I think Mennonite culture is getting assimilated/ subordinated into popular culture. I don’t think Mennonite discipleship is. And I think head coverings have much more to do with Mennonite culture and less to do with discipleship. They are a sign of mutual cultural understanding rather than faith.
When I visit conservative Mennonite churches I notice the head coverings are pretty much all the same, lacey with pins on them. I don’t think Paul had that design in mind (though I don’t think he had much fashion sense). So who is really advocating temporary truth (i.e., taste) over permanent truth? Surely most conserv. Menno’s would gasp at a woman coming to church with a bandanna on, yet it does cover the head doesn’t it?
Perhaps I haven’t encountered variations in head coverings though. Anybody else?
“For it is not those who hear the law who are righteous in God’s sight, but it is those who obey the law who will be declared righteous.” ROM. 2:13 Paul teaches that too. But I’m not aware of any contemporary religious teacher who does not disagree with him.
Devan, I’ve seen all kinds of head coverings. Yes, there are those lacy types you’ve seen, but here’s the variety I’ve observed:
1. The bonnet. The same thing Old Order Amish women wear.

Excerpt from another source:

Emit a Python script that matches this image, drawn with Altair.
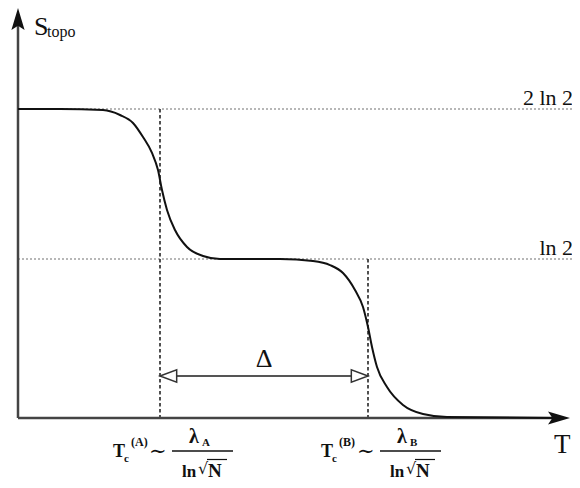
import altair as alt
import pandas as pd

# ---- data (T in arbitrary units, S in units of ln 2) ----
curve_T = [0, 4.2, 8.5, 10.2, 11.5, 12.5, 13.4, 14.0, 14.4, 14.9, 15.7, 16.9, 18.5, 20.2,
           26.2, 29.5, 31.2, 32.5, 33.7, 34.5, 35.0, 35.4, 35.9, 36.9, 38.5, 40.5, 42.9, 53.7]
curve_S = [2, 2, 1.993, 1.96, 1.907, 1.813, 1.707, 1.593, 1.46, 1.327, 1.193, 1.08, 1.02, 1.0,
           1.0, 0.987, 0.962, 0.912, 0.805, 0.698, 0.572, 0.447, 0.321, 0.195, 0.082, 0.025, 0.006, 0]
level_S = [2, 1]
level_labels = ["2 ln 2", "ln 2"]
Tc_values = [14.2, 35.0]
Tc_names = ["A", "B"]
Tc_top = [2, 1]

curve_df = pd.DataFrame({"T": curve_T, "S": curve_S})
levels_df = pd.DataFrame({"S": level_S, "label": level_labels})
tc_df = pd.DataFrame({"Tc": Tc_values, "top": Tc_top})
one = pd.DataFrame({"k": [0]})

SERIF = "Liberation Serif"
INK = "#111111"

xs = alt.Scale(domain=[-1, 55.4], nice=False, zero=False)
ys = alt.Scale(domain=[0, 1, 2], range=[410, 251, 101], nice=False, zero=False)


def XD(v):
    return alt.XDatum(v, scale=xs, axis=None)


def YD(v):
    return alt.YDatum(v, scale=ys, axis=None)


layers = []

# dotted reference levels
layers.append(
    alt.Chart(levels_df).mark_rule(color="#a0a0a0", strokeDash=[2, 2], strokeWidth=1.5).encode(
        x=XD(0), x2=alt.X2Datum(56), y=alt.Y("S:Q", scale=ys, axis=None)
    )
)
layers.append(
    alt.Chart(levels_df).mark_text(align="right", baseline="alphabetic", dy=-4, fontSize=22,
                                   font=SERIF, color=INK).encode(
        x=XD(55.5), y=alt.Y("S:Q", scale=ys, axis=None), text="label:N"
    )
)

# dashed verticals at the crossover temperatures
layers.append(
    alt.Chart(tc_df).mark_rule(color="#333333", strokeDash=[3.5, 2.5], strokeWidth=1.7).encode(
        x=alt.X("Tc:Q", scale=xs, axis=None), y=alt.Y("top:Q", scale=ys, axis=None), y2=alt.Y2Datum(0)
    )
)

# axes
layers.append(
    alt.Chart(one).mark_rule(color="#444444", strokeWidth=2.5).encode(x=XD(0), y=YD(0), y2=alt.Y2Datum(2.6))
)
layers.append(
    alt.Chart(one).mark_rule(color="#444444", strokeWidth=2.5).encode(x=XD(0), x2=alt.X2Datum(54.5), y=YD(0))
)
ARROW = "M0,0L-2,-0.6L-1.6,0L-2,0.6Z"
layers.append(
    alt.Chart(one).mark_point(shape=ARROW, size=484, filled=True, color="#111111", opacity=1).encode(
        x=XD(55.2), y=YD(0)
    )
)
layers.append(
    alt.Chart(one).mark_point(shape=ARROW, size=484, filled=True, color="#111111", opacity=1, angle=270).encode(
        x=XD(0), y=YD(2.673)
    )
)

# the curve
layers.append(
    alt.Chart(curve_df).mark_line(interpolate="monotone", color=INK, strokeWidth=2).encode(
        x=alt.X("T:Q", scale=xs, axis=None), y=alt.Y("S:Q", scale=ys, axis=None)
    )
)

# Delta double arrow
TA, TB = Tc_values
S_ARROW = 0.264
layers.append(
    alt.Chart(one).mark_rule(color="#555555", strokeWidth=2).encode(x=XD(TA), x2=alt.X2Datum(TB), y=YD(S_ARROW))
)
layers.append(
    alt.Chart(one).mark_point(shape="M0,0L2,-0.75L2,0.75Z", size=278, filled=True, fill="white",
                              stroke="#333333", strokeWidth=1.5, opacity=1).encode(x=XD(TA), y=YD(S_ARROW))
)
layers.append(
    alt.Chart(one).mark_point(shape="M0,0L-2,-0.75L-2,0.75Z", size=278, filled=True, fill="white",
                              stroke="#333333", strokeWidth=1.5, opacity=1).encode(x=XD(TB), y=YD(S_ARROW))
)
layers.append(
    alt.Chart(one).mark_text(text="Δ", fontSize=26, font=SERIF, color=INK, align="center",
                             baseline="alphabetic", dy=-9).encode(x=XD((TA + TB) / 2), y=YD(S_ARROW))
)

# axis titles
layers.append(
    alt.Chart(one).mark_text(text="S", fontSize=26, font=SERIF, color=INK, align="left",
                             baseline="alphabetic").encode(x=XD(1.6), y=alt.value(27))
)
layers.append(
    alt.Chart(one).mark_text(text="topo", fontSize=16, font=SERIF, color=INK, align="left",
                             baseline="alphabetic").encode(x=XD(2.9), y=alt.value(29))
)
layers.append(
    alt.Chart(one).mark_text(text="T", fontSize=27, font=SERIF, color=INK, align="left",
                             baseline="alphabetic", dy=35).encode(x=XD(53.6), y=YD(0))
)


# crossover-temperature labels
def txt(s, Tc, dx, page_y, size, bold=True, font=SERIF):
    return alt.Chart(one).mark_text(text=s, fontSize=size, font=font, color=INK, align="left",
                                    baseline="alphabetic", dx=dx,
                                    fontWeight="bold" if bold else "normal").encode(
        x=XD(Tc), y=alt.value(page_y - 8))


for Tc, name in zip(Tc_values, Tc_names):
    layers += [
        txt("T", Tc, -47, 457, 18),
        txt("c", Tc, -36, 462, 11),
        txt("(" + name + ")", Tc, -29, 446, 12),
        txt("∼", Tc, -11, 458, 21, bold=False, font="DejaVu Serif"),
        txt("λ", Tc, 29, 443, 20),
        txt(name, Tc, 42, 446, 11),
        txt("ln", Tc, 22, 477, 17),
        txt("√", Tc, 38, 474, 16, bold=False, font="DejaVu Serif"),
        txt("N", Tc, 48, 477, 19),
    ]
    layers.append(
        alt.Chart(one).mark_rule(color=INK, strokeWidth=1.5).encode(
            x=XD(Tc + 1.2), x2=alt.X2Datum(Tc + 7.3), y=alt.value(451 - 8))
    )
    layers.append(
        alt.Chart(one).mark_rule(color=INK, strokeWidth=1.2).encode(
            x=XD(Tc + 4.7), x2=alt.X2Datum(Tc + 6.7), y=alt.value(459.5 - 8))
    )

chart = alt.layer(*layers).properties(
    width=564, height=472, padding=0, autosize=alt.AutoSizeParams(type="none")
).configure_view(stroke=None)

chart.save("out.html", embed_options={"renderer": "svg", "actions": False})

2. Lacy doilies with pins.
3. Plain doily-size coverings with pins.
5. Bandanna-style coverings made at home.
Nowhere does a baseball cap count, from my observations. (I tried pulling that one on my parents when I was 9 and going through this phase where I wore this blue hat everywhere.)
I’d bet the same people who would be aghast at someone wearing a T-shirt would object to anything other than a particular style of head covering. It’s not about the covering per se. It’s about preserving the tradition. And, there may be an emphasis on wearing a particular style of covering to church, when it may not matter so much what style a person wears around the house or running errands.
FYI, Devan, I just found this website:
That has pictures of most of the styles of head coverings I described in my previous post.
The first thought that came to mind when I saw the site was, “Did Amish women pose for that, or are they English?” You may be familiar with the Old Order prohibition on photographs. Although, in my experience, the Swartzentruber Amish are more serious about that rule than the OO.